Mariani ha poi individuato tre rischi nel percorso di creazione di una vera difesa europea. Il “rischio America”, perché “industrialmente agli Stati Uniti una industria della difesa europea forte e unita non fa comodo”. E a questo proposito, l’ad di Mbda Italia ha citato l’esempio del programma Jsf a cui l’Italia partecipa: “Ad oggi non riusciamo a integrare armamento sull’F-35, sarebbe ancora meglio metterci armi europee cosa che non siamo riusciti a fare finora”.

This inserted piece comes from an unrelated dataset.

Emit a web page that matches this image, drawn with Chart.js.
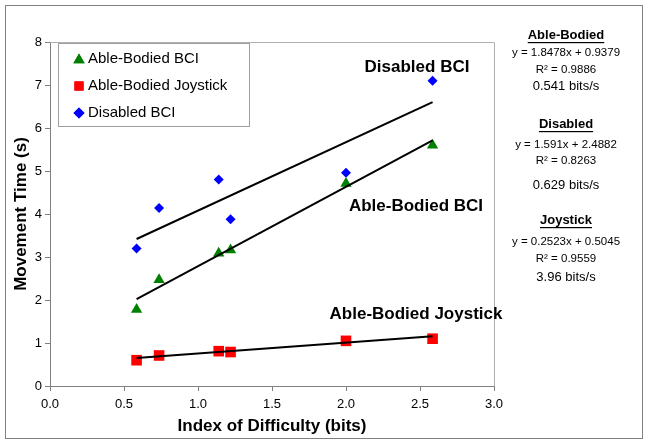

Il secondo è il “rischio Germania”, che a una industria “in alcuni settori più frammentata e in altri più solida ma sta ricevendo una iniezione di capitali importante e questo non sempre porta a convergere su temi di comunalità”. Il terzo rischio, secondo Mariani, è “la deriva nazionalista”: Mbda è nata “in un momento dove c’erano pochi soldi e questo rende più facile mettersi d’accordo”.

LA FRONTIERA SPAZIALE

Infine, c’è lo spazio, nuova frontiera della difesa. “Dallo spazio – con la capacità dei satelliti CosmoSkymed italiani – siamo in grado di controllare qualunque nave e oggetto sull’acqua, anche sotto, abbiamo visione chiara e precisa” ha indicato Ezio Bussoletti, presidente di e-Geos, società partecipata da Telespazio (la jv tra Leonardo e la francese Thales) e Agenzia spaziale italiana (Asi) e direttore executive master in Space economy della Luiss Business school, che coordinerà il tavolo tecnico di lavoro sullo spazio.

“Nel quinto dominio, spazio, integrato con la cyber, non si può lavorare per linee verticali”, ha messo in evidenzia Bussoletti, rimarcando che “la tecnologia sta evolvendo a una velocità incredibile, allo stesso tempo deve evolvere la formazione di competenze. C’è bisogno di correre e di avere gente preparata”.

“La guerra nel dominio spaziale è quanto mai vicina – ha avvertito Bussoletti – se arriviamo ai tavoli impreparati non avendo capito quello che ci aspetta, è molto rischioso e non possiamo permettercelo”.